-- WHAT NEEDS TO BE DONE --
Copy nothing but the stretch that opens with the line containing "Reproduce this chart with matplotlib." and closes with the line containing "a_star_y = [4555, 5064]". Keep pictures out.

-- EXTRACTED ENTRIES --
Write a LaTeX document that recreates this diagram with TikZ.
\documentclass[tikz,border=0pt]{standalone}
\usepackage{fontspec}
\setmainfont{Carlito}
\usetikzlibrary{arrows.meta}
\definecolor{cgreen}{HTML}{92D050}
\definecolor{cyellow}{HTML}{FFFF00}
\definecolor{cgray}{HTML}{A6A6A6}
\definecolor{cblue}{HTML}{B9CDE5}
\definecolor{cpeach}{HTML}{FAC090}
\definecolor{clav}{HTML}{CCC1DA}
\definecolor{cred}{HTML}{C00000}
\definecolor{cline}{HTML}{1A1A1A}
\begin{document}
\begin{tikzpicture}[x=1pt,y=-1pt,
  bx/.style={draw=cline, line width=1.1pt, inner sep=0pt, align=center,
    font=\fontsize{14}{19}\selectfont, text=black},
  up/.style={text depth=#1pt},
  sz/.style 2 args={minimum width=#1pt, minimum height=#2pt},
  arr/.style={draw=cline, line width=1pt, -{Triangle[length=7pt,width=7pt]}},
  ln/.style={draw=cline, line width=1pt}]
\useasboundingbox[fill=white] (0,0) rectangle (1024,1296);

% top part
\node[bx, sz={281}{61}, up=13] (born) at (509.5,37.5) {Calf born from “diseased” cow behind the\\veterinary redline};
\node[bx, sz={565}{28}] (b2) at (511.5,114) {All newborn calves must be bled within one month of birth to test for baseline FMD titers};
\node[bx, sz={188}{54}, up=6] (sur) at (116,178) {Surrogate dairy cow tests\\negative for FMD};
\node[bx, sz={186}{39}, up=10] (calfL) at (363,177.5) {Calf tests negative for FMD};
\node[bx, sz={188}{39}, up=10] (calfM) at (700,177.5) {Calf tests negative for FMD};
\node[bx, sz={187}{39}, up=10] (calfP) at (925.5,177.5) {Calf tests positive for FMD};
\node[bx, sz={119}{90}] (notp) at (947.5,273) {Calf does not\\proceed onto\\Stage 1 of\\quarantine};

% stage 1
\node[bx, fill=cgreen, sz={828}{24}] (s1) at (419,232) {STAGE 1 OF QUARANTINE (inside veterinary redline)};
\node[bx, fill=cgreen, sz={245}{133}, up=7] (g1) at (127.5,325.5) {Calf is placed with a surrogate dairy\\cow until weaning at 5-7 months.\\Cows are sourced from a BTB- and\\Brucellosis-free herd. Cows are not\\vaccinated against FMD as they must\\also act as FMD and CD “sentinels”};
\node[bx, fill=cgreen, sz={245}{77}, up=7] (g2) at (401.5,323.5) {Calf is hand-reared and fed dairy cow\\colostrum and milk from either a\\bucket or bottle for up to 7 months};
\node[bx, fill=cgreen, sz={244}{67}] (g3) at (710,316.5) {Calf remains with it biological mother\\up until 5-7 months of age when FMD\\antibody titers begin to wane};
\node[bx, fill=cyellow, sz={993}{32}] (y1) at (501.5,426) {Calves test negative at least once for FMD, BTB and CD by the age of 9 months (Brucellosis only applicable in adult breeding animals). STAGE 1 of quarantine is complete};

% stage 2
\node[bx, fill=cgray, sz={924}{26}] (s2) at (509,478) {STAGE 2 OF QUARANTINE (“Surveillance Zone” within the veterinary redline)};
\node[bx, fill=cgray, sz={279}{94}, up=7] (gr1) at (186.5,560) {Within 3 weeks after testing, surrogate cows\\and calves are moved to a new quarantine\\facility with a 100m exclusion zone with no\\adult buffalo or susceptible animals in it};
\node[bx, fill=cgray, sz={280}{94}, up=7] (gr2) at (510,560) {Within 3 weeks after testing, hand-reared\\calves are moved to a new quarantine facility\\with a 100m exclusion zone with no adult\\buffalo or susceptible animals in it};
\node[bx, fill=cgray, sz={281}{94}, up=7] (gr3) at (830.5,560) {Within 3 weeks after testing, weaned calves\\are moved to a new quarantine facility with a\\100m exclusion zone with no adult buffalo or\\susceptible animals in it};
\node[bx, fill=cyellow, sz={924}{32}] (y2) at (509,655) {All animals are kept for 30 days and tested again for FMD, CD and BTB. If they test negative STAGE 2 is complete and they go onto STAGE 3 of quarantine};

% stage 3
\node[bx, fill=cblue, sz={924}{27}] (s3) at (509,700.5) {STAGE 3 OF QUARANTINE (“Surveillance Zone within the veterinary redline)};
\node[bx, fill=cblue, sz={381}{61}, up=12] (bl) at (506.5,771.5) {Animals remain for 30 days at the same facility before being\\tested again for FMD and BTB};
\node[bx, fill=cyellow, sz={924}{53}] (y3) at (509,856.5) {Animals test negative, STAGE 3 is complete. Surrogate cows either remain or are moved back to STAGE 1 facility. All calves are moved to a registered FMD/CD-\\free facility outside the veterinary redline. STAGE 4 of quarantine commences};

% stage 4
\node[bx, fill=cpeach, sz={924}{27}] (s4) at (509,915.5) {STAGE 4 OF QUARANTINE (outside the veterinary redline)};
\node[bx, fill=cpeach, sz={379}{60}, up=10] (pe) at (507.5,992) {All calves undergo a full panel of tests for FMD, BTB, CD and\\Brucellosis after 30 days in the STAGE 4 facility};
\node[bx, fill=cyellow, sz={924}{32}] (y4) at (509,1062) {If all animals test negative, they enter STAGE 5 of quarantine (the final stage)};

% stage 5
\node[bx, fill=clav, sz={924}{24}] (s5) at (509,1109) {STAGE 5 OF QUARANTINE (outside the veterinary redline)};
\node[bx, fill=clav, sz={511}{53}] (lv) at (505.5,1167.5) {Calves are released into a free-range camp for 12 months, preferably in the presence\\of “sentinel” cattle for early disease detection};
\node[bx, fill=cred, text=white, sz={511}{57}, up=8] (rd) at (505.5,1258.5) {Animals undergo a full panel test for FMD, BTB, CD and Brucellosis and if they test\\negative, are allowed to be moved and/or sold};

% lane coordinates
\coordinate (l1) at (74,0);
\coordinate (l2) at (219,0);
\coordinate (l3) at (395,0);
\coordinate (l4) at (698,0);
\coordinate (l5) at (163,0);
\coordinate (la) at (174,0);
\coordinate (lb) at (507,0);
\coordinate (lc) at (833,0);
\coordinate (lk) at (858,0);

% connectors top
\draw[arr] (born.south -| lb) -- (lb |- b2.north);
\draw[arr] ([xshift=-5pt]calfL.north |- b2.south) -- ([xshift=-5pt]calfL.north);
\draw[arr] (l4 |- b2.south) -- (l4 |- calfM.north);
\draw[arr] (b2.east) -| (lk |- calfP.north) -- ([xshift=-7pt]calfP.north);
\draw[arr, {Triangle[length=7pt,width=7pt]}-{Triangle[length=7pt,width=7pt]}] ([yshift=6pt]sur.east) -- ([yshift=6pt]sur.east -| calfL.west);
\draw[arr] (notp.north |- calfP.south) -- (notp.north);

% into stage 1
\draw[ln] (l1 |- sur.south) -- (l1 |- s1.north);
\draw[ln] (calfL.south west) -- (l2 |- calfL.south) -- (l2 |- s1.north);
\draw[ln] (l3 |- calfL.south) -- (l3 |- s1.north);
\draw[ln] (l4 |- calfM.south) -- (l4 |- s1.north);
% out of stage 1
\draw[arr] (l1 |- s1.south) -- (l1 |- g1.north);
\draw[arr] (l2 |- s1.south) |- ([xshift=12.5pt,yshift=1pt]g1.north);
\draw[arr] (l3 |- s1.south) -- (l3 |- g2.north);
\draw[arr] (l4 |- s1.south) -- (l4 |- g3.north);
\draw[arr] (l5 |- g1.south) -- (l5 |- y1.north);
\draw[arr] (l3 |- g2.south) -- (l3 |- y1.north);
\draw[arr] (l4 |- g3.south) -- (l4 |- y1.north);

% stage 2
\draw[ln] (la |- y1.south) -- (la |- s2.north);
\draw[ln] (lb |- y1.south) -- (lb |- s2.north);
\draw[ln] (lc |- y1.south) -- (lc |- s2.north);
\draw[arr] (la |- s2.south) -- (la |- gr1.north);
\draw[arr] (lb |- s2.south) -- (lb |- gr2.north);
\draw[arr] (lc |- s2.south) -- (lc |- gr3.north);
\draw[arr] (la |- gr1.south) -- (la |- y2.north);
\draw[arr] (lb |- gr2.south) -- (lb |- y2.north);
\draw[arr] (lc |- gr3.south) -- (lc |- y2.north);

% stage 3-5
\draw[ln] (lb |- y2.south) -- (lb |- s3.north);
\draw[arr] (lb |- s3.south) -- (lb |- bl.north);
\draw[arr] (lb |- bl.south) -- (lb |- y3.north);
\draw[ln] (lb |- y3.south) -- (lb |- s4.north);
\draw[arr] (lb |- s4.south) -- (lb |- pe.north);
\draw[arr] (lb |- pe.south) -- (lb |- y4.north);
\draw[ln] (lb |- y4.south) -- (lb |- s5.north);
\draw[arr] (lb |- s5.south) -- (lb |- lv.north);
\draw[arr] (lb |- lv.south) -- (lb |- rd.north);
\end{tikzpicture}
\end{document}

--

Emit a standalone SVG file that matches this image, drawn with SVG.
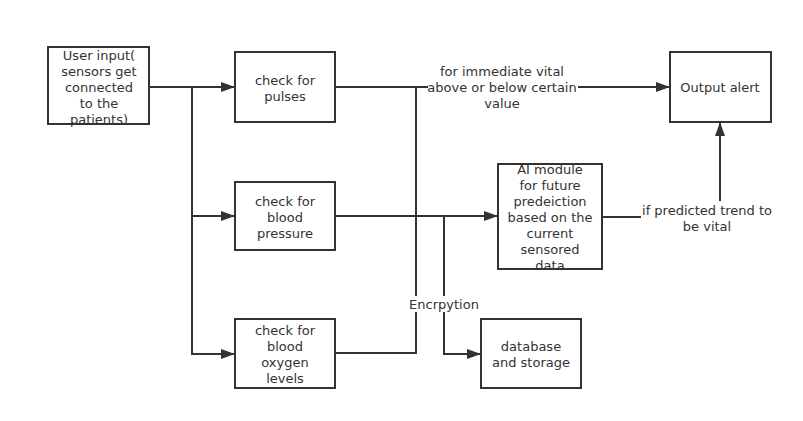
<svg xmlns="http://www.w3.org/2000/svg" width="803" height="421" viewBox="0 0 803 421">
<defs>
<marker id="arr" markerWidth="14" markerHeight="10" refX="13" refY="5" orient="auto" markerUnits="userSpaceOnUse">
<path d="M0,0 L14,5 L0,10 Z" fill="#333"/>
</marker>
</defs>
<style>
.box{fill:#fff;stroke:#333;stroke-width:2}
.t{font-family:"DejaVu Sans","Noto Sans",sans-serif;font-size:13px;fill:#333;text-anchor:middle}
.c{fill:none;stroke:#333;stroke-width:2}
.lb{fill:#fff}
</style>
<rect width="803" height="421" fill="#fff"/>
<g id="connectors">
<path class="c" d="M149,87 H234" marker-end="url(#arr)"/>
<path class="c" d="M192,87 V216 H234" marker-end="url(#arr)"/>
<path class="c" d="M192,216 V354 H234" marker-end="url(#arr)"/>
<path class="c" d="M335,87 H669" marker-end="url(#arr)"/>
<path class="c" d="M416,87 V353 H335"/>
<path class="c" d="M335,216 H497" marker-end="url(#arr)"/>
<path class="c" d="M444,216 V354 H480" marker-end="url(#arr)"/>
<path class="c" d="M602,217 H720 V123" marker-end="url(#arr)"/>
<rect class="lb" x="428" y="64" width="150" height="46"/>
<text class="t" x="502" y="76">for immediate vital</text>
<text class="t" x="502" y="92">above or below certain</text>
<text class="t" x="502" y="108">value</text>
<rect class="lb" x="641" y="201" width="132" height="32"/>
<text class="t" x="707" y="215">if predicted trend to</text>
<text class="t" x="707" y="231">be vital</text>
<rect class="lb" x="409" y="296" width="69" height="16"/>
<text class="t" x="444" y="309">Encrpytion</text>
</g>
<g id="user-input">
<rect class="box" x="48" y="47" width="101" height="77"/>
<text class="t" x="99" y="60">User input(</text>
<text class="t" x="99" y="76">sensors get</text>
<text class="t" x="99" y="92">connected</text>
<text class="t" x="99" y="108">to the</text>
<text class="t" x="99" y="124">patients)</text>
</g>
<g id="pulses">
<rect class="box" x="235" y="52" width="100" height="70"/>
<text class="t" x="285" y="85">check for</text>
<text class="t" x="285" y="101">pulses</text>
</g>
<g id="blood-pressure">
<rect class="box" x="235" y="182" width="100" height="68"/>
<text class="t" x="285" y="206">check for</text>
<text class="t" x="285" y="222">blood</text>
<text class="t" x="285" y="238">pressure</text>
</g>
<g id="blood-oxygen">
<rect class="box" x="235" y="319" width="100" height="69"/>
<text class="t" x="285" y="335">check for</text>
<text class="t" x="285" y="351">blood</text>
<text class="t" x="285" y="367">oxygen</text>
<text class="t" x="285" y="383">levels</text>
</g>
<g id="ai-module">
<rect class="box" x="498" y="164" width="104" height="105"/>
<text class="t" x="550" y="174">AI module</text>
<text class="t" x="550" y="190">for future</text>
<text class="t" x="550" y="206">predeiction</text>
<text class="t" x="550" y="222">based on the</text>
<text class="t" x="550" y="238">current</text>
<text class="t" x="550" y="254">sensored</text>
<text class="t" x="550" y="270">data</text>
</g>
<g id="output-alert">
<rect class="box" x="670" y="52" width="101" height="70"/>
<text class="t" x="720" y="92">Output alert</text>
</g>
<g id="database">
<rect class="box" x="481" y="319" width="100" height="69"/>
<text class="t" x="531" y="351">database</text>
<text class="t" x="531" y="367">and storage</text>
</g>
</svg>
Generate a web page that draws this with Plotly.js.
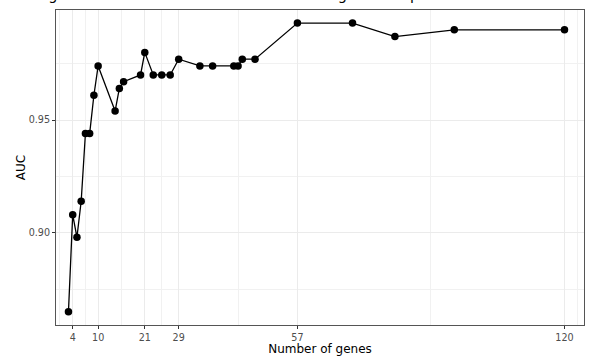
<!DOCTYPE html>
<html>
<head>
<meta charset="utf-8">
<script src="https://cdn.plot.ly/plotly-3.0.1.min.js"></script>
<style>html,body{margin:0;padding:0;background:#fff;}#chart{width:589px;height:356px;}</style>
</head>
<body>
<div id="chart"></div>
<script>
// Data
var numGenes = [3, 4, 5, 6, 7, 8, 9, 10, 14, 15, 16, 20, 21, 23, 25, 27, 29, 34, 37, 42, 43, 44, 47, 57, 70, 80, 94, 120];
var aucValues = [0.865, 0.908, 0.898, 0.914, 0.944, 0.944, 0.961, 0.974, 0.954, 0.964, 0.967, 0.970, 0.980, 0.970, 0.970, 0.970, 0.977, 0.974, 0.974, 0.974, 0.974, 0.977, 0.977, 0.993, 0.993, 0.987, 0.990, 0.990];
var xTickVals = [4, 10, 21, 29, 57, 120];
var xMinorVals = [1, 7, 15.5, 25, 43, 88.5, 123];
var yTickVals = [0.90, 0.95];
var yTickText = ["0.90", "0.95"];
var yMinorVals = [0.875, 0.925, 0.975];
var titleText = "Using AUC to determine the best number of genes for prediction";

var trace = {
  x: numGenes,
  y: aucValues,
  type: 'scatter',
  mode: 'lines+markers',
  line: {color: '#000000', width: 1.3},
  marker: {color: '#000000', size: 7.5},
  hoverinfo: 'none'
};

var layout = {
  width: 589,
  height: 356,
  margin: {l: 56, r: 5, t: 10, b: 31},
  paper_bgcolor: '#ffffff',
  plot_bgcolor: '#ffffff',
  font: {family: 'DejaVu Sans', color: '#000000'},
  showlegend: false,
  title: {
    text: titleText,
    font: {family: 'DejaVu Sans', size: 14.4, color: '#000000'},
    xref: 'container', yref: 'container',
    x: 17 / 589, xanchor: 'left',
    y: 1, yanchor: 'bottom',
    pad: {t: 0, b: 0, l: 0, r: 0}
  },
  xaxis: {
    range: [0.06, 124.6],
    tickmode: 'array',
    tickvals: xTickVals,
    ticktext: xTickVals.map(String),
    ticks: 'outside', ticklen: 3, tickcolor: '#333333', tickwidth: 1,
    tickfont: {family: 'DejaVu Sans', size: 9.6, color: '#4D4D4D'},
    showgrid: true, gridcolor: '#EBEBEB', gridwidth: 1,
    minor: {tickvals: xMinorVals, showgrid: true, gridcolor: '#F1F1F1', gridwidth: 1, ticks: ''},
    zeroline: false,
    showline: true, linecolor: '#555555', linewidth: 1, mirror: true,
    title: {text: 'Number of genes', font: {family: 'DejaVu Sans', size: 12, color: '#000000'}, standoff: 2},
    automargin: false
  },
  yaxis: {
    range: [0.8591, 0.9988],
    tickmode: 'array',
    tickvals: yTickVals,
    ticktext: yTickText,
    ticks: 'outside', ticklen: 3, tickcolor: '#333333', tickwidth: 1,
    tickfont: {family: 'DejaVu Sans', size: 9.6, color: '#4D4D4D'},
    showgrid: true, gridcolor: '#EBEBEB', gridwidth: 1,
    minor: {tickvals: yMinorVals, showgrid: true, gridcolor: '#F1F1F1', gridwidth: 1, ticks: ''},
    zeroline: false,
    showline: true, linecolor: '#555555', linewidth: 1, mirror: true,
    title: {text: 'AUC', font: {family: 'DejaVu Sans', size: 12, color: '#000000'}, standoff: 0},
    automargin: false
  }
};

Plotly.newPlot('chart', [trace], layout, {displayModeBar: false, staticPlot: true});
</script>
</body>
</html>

* * *

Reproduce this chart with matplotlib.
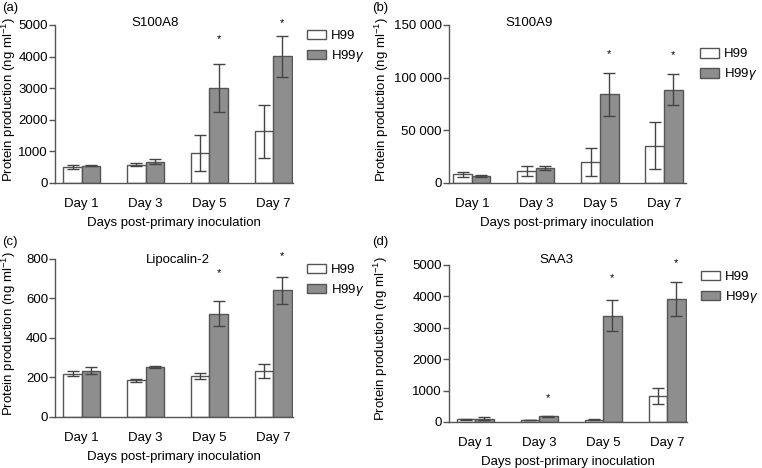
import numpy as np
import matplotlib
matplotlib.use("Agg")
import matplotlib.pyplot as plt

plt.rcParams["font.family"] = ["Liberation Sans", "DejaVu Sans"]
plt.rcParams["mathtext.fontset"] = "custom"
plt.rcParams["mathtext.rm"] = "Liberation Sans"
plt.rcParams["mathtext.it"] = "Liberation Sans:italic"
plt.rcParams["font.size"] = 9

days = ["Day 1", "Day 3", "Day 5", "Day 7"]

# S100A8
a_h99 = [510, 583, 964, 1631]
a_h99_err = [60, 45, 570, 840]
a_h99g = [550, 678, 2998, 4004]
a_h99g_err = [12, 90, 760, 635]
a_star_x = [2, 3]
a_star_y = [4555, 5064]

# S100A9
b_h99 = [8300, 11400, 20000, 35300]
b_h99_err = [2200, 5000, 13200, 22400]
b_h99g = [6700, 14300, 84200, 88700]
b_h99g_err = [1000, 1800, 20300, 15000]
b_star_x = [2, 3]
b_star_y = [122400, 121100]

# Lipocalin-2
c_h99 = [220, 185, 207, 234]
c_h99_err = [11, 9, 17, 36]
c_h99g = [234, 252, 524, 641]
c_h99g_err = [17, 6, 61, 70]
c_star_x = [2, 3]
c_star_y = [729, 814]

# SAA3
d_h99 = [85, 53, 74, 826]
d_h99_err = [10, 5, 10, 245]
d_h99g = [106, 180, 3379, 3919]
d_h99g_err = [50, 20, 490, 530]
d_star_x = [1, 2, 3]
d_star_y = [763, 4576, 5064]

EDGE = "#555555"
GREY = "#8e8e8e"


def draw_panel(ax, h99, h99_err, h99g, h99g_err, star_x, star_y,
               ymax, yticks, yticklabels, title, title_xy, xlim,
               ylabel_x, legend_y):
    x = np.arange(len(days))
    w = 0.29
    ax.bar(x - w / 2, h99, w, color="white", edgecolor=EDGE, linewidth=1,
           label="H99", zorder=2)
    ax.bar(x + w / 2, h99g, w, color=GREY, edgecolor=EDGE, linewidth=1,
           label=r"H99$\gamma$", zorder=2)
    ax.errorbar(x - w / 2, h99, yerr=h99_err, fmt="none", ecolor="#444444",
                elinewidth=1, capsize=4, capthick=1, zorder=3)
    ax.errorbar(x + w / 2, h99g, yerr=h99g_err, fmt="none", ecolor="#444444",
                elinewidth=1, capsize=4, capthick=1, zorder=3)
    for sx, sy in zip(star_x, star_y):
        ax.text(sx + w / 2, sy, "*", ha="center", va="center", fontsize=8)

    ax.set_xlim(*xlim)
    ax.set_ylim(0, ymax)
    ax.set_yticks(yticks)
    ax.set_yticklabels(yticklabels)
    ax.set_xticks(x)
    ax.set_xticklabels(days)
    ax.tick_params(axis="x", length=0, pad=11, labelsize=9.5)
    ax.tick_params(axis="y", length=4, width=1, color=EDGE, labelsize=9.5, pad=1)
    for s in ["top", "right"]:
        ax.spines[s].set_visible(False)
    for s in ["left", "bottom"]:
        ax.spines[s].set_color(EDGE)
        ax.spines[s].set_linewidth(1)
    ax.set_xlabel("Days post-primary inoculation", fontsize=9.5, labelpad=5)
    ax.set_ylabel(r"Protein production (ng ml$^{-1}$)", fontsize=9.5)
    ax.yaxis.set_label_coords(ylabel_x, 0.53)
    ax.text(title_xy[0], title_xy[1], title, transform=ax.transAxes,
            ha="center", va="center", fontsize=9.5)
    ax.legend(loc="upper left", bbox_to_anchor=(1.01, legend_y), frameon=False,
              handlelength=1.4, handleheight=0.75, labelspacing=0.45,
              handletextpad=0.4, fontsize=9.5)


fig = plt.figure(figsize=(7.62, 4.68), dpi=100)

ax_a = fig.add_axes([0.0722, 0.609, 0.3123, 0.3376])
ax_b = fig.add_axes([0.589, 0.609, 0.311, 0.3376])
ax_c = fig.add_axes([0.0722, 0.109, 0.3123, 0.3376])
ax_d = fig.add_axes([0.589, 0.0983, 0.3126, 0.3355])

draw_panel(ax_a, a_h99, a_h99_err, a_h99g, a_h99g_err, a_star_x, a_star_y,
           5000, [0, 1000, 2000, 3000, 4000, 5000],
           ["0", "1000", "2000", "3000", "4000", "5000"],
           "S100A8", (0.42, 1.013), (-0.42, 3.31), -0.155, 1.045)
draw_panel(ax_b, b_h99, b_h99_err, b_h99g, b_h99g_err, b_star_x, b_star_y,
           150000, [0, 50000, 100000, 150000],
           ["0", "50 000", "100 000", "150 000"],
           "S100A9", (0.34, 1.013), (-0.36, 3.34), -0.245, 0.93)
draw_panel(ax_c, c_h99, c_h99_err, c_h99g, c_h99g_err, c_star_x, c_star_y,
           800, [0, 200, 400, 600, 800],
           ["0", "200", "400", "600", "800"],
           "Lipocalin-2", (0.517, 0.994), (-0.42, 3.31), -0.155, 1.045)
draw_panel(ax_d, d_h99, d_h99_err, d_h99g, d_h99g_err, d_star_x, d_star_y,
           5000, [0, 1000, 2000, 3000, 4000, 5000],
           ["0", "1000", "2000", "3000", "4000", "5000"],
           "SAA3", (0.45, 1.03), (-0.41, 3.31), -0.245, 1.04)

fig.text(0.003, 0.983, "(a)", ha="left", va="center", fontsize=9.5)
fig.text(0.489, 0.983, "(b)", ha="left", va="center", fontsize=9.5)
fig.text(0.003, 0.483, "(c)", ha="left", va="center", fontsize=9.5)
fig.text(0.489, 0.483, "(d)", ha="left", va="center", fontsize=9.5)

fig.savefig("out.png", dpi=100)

-- FULL OUTPUT --
Reproduce this chart with matplotlib.
import numpy as np
import matplotlib
matplotlib.use("Agg")
import matplotlib.pyplot as plt

plt.rcParams["font.family"] = ["Liberation Sans", "DejaVu Sans"]
plt.rcParams["mathtext.fontset"] = "custom"
plt.rcParams["mathtext.rm"] = "Liberation Sans"
plt.rcParams["mathtext.it"] = "Liberation Sans:italic"
plt.rcParams["font.size"] = 9

days = ["Day 1", "Day 3", "Day 5", "Day 7"]

# S100A8
a_h99 = [510, 583, 964, 1631]
a_h99_err = [60, 45, 570, 840]
a_h99g = [550, 678, 2998, 4004]
a_h99g_err = [12, 90, 760, 635]
a_star_x = [2, 3]
a_star_y = [4555, 5064]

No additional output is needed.